Each subject in that listed curriculum is like a little blow of its own. The anger damps down like embers dying, leaving only that cold remoteness in its place. James Barnes is a war hero, or so the old newspaper clippings say, dead a martyr at the very end of the conflict. Jack Frost is apparently a terrible piece of work, and every revelation thus far's been the opening yet another part of Pandora's box. The lines of strain are etched ever more deeply, as he looks at her, lips pale. "Why did you want to learn all that?" The 'from me' goes unstated - does it still count as him if he doesn't remember, doesn't want to. Like someone waking after an exorcism to get an account of exactly what his own personal demon was up to while he was out.

*

"Do you really want to know?"

It's a question from Pandora herself. Or perhaps Athena, responsible for guiding Zeus to leave something at the bottom of that accursed box, an end to the age of bronze. Her tone is gentle enough. Scarlett gives him that much.

*

He cants his head at her, that raptorish little gesture. "Want to? No. Feel I'd better find out all I goddamned well can, yeah," Harsh and rasping and a whisper of the old Jack, utterly impatient with any human shortcoming, even his own.

*

"Because you are a good man, and you did terrible things you regret. And someone has to check your balance." Simple as that.

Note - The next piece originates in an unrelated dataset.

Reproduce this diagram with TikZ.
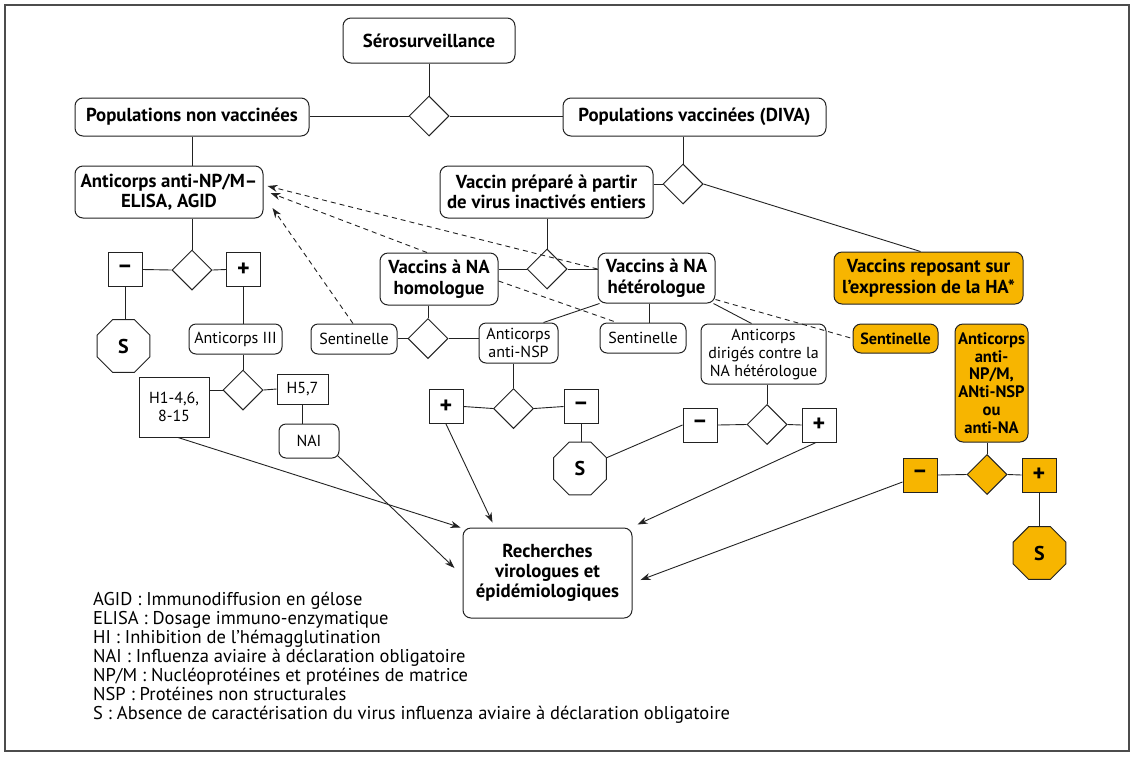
\documentclass[tikz,border=0pt]{standalone}
\usepackage{fontspec}
\setmainfont{PT Sans}
\usetikzlibrary{shapes.geometric,arrows.meta}
\definecolor{orgF}{RGB}{247,181,0}
\definecolor{lineC}{RGB}{34,34,34}
\begin{document}
\begin{tikzpicture}[x=1pt,y=-1pt,
  box/.style={draw=lineC,line width=1pt,rounded corners=8pt,fill=white,align=center,inner sep=1pt,font=\fontsize{18.8}{20.5}\selectfont\bfseries},
  sbox/.style={draw=lineC,line width=1pt,rounded corners=7pt,fill=white,align=center,inner sep=1pt,font=\fontsize{16}{18}\selectfont},
  rbox/.style={draw=lineC,line width=1pt,fill=white,align=center,inner sep=1pt,font=\fontsize{16}{18}\selectfont},
  sq/.style={draw=lineC,line width=1pt,fill=white,minimum size=34pt,inner sep=0pt,font=\fontsize{24}{24}\selectfont\bfseries},
  dia/.style={diamond,draw=lineC,line width=1pt,fill=white,minimum width=40pt,minimum height=40pt,inner sep=0pt},
  oct/.style={regular polygon,regular polygon sides=8,draw=lineC,line width=1pt,fill=white,minimum size=57pt,inner sep=0pt,font=\fontsize{20}{20}\selectfont\bfseries},
  org/.style={fill=orgF},
  conn/.style={draw=lineC,line width=0.9pt},
  dconn/.style={draw=lineC,line width=0.9pt,dash pattern=on 5pt off 4pt},
  arr/.style={-{Stealth[length=10pt,width=7pt]}}
]
\useasboundingbox (0,0) rectangle (1134,756);
\draw[draw=black!70,line width=1.5pt] (5,5) rectangle (1129,751);

% top
\node[box,minimum width=172pt,minimum height=45pt] (sero) at (429,40.5) {Sérosurveillance};
\node[box,minimum width=234pt,minimum height=38pt] (popnon) at (192,117) {Populations non vaccinées};
\node[box,minimum width=263pt,minimum height=38pt] (popvac) at (694.5,117) {Populations vaccinées (DIVA)};
\node[dia] (d1) at (429,116) {};
\node[box,minimum width=188pt,minimum height=52pt] (acnp) at (169,192) {Anticorps anti-NP/M–\\ELISA, AGID};
\node[box,minimum width=213pt,minimum height=52pt] (vprep) at (546.5,192) {Vaccin préparé à partir\\de virus inactivés entiers};
\node[dia] (d2) at (683,184) {};
\node[box,org,minimum width=189pt,minimum height=52pt] (vha) at (928.5,278) {Vaccins reposant sur\\l\symbol{"27}expression de la HA*};
\node[dia] (d3) at (547,269) {};
\node[box,minimum width=118pt,minimum height=52pt] (homo) at (439,279) {Vaccins à NA\\homologue};
\node[box,minimum width=117pt,minimum height=50pt] (hetero) at (656.5,278) {Vaccins à NA\\hétérologue};
\node[dia] (d4) at (428,338.5) {};
\node[sbox,minimum width=86pt,minimum height=30pt] (sent1) at (354,339) {Sentinelle};
\node[sbox,minimum width=79pt,minimum height=40pt] (nsp) at (518.5,343) {Anticorps\\anti-NSP};
\node[sbox,minimum width=86pt,minimum height=30pt] (sent2) at (643,338) {Sentinelle};
\node[sbox,minimum width=125pt,minimum height=60pt] (acdir) at (763.5,354) {Anticorps\\dirigés contre la\\NA hétérologue};
\node[box,org,minimum width=85pt,minimum height=29pt,font=\fontsize{16.2}{18}\selectfont\bfseries] (osent) at (895.5,338.5) {Sentinelle};
\node[box,org,minimum width=73pt,minimum height=118pt,font=\fontsize{16.6}{17.7}\selectfont\bfseries] (oac) at (991.5,383) {Anticorps\\anti-\\NP/M,\\ANti-NSP\\ou\\anti-NA};

% left branch
\node[dia] (d5) at (192,270) {};
\node[sq] (m1) at (125,269.5) {−};
\node[sq] (p1) at (243.5,269.5) {+};
\node[oct] (s1) at (123.5,346) {S};
\node[sbox,minimum width=93pt,minimum height=30pt] (ac3) at (235.5,339) {Anticorps III};
\node[dia] (d6) at (243,390) {};
\node[rbox,minimum width=70pt,minimum height=60pt] (h14) at (174,407) {H1-4,6,\\8-15};
\node[rbox,minimum width=51pt,minimum height=30pt] (h57) at (302.5,389) {H5,7};
\node[sbox,minimum width=60pt,minimum height=34pt] (nai) at (309,441) {NAI};

% middle branch
\node[dia] (d7) at (513.5,408.5) {};
\node[sq] (p2) at (446,406.5) {+};
\node[sq] (m2) at (581,406.5) {−};
\node[oct] (s2) at (580,468.5) {S};
\node[sq] (m3) at (700,425) {−};
\node[dia] (d8) at (767,424.5) {};
\node[sq] (p3) at (819,425) {+};

% orange branch
\node[dia,org] (od) at (987,474.5) {};
\node[sq,org] (om) at (920,475) {−};
\node[sq,org] (op) at (1039,475) {+};
\node[oct,org] (os) at (1039.5,553) {S};

% result
\node[box,minimum width=169pt,minimum height=90pt,font=\fontsize{18.8}{20}\selectfont\bfseries] (rech) at (547.5,573) {Recherches\\virologues et\\épidémiologiques};

% legend
\node[anchor=north west,align=left,inner sep=0pt,font=\fontsize{18.5}{19}\selectfont] (legend) at (93,592) {AGID : Immunodiffusion en gélose\\
ELISA : Dosage immuno-enzymatique\\
HI : Inhibition de l\symbol{"27}hémagglutination\\
NAI : Influenza aviaire à déclaration obligatoire\\
NP/M : Nucléoprotéines et protéines de matrice\\
NSP : Protéines non structurales\\
S : Absence de caractérisation du virus influenza aviaire à déclaration obligatoire};

% connectors (solid)
\path[conn] (sero.south) -- (d1.north);
\path[conn] (d1.west) -- (popnon.east |- d1);
\path[conn] (d1.east) -- (popvac.west |- d1);
\path[conn] (popnon.south) -- (popnon.south |- acnp.north);
\path[conn] (d2.north |- popvac.south) -- (d2.north);
\path[conn] (d2.west) -- (vprep.east |- d2);
\path[conn] (d2.east) -- ([xshift=-8pt]vha.north);
\path[conn] (vprep.south -| d3) -- (d3.north);
\path[conn] (d3.west) -- (homo.east |- d3);
\path[conn] (d3.east) -- (hetero.west |- d3);
\path[conn] (d4.north |- homo.south) -- (d4.north);
\path[conn] (d4.west) -- (sent1.east |- d4);
\path[conn] (d4.east) -- (nsp.west |- d4);
\path[conn] ([xshift=-7.5pt]hetero.south) -- ([xshift=-7.5pt]hetero.south |- sent2.north);
\path[conn] ([xshift=2pt]hetero.south west) -- ([xshift=25pt]nsp.north);
\path[conn] ([xshift=-2pt]hetero.south east) -- ([xshift=-12pt]acdir.north);
\path[conn] (d5.north |- acnp.south) -- (d5.north);
\path[conn] (d5.west) -- (m1.east);
\path[conn] (d5.east) -- (p1.west);
\path[conn] (m1.south) -- (m1.south |- s1.north);
\path[conn] (p1.south) -- (p1.south |- ac3.north);
\path[conn] (d6.north |- ac3.south) -- (d6.north);
\path[conn] (d6.west) -- (h14.east |- d6);
\path[conn] (d6.east) -- (h57.west);
\path[conn] (h57.south) -- (h57.south |- nai.north);
\path[conn] (d7.north |- nsp.south) -- (d7.north);
\path[conn] (d7.west) -- (p2.east);
\path[conn] (d7.east) -- (m2.west);
\path[conn] (m2.south) -- (m2.south |- s2.north);
\path[conn] (s2.22) -- (m3.west);
\path[conn] (m3.east) -- (d8.west);
\path[conn] (d8.east) -- (p3.west);
\path[conn] (d8.north |- acdir.south) -- (d8.north);
\path[conn] (od.north |- oac.south) -- (od.north);
\path[conn] (od.west) -- (om.east);
\path[conn] (od.east) -- (op.west);
\path[conn] (op.south) -- (op.south |- os.north);

% arrows to result
\path[conn,arr] ([xshift=4pt]h14.south) -- ([xshift=-2pt]rech.north west);
\path[conn,arr] ([shift={(-2pt,3pt)}]nai.south east) -- ([shift={(-8pt,5pt)}]rech.west);
\path[conn,arr] (p2.south) -- ([shift={(30pt,5pt)}]rech.north west);
\path[conn,arr] ([xshift=-3pt]p3.south) -- ([shift={(5pt,3pt)}]rech.north east);
\path[conn,arr] ([yshift=-7pt]om.west) -- ([shift={(8pt,-7pt)}]rech.east);

% dashed
\path[dconn,arr] (hetero.west |- d3) -- ([shift={(4pt,6pt)}]acnp.east);
\path[dconn,arr] ([xshift=-12pt]homo.north) -- ([shift={(7pt,-1pt)}]acnp.east);
\path[dconn,arr] ([xshift=-1pt]sent1.north) -- ([shift={(9pt,-16pt)}]acnp.east);
\path[dconn] ([yshift=-2pt]homo.east) -- ([xshift=-26pt]sent2.north);
\path[dconn] ([yshift=4pt]hetero.south east) -- (osent.west);
\end{tikzpicture}
\end{document}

A pause given for a response will eventually lead her in another direction, regardless. Scarlett smiles. "Look at the scope of history and see how many people knew such equivalent talents and could put them to use. Is every soldier to be damned for the lessons he took into battle. Does the battlefield define us all? Or can they be directed in another fashion? I follow a path of non-violence, for the most part. But to understand them, I have to know why they work. And you were honest with me, in your way. Much more so than most."

*

There's that pinched look on his features again. "How philosophical of you," he drawls, and it's dry enough to desiccate, that tone. "So I was some sort of assassin or agent provocateur, and you were just trailing after me like my apprentice? On the job training? How can you say I'm a good man?" They're getting philosophical indeed. Next it'll be how many angels Bucky can snipe off the head of a pin at a thousand meters out.

*

The darkness in him refuses to stick to her, in part because she might well be prepared for it. "What does it matter? I tell you how we evaded men and women out for blood for three days, or that the gauge of a person cannot always be told through what they say, what they do. It reads like a book. Pardon me, I'm not that stupid or naive in the world." Scarlett shakes her head slightly, and the silvery hue of her voice buoys up the statements made. "No, I was working with you. As a point of fact, I had a good idea of what the risk was. How can I say? Because I know how you broke. The fracture lines. The internal holes and pains. None of that means anything either. As I said, I knew when it was smart to stay away. Perhaps you're rueing the day, now."

*

"Find me again, Scarlett," he says. And there's something final in his voice. A dare, perhaps, or a challenge. "But….make it soon." And with that, he's stepping back a pace, two, not looking over his shoulder, but blending as seamlessly into the passing crowd like a fish into its flashing school of companions. Not vanishing like some vaudeville Mephistopheles in a cloud of smoke and mocking laughter, but just gone.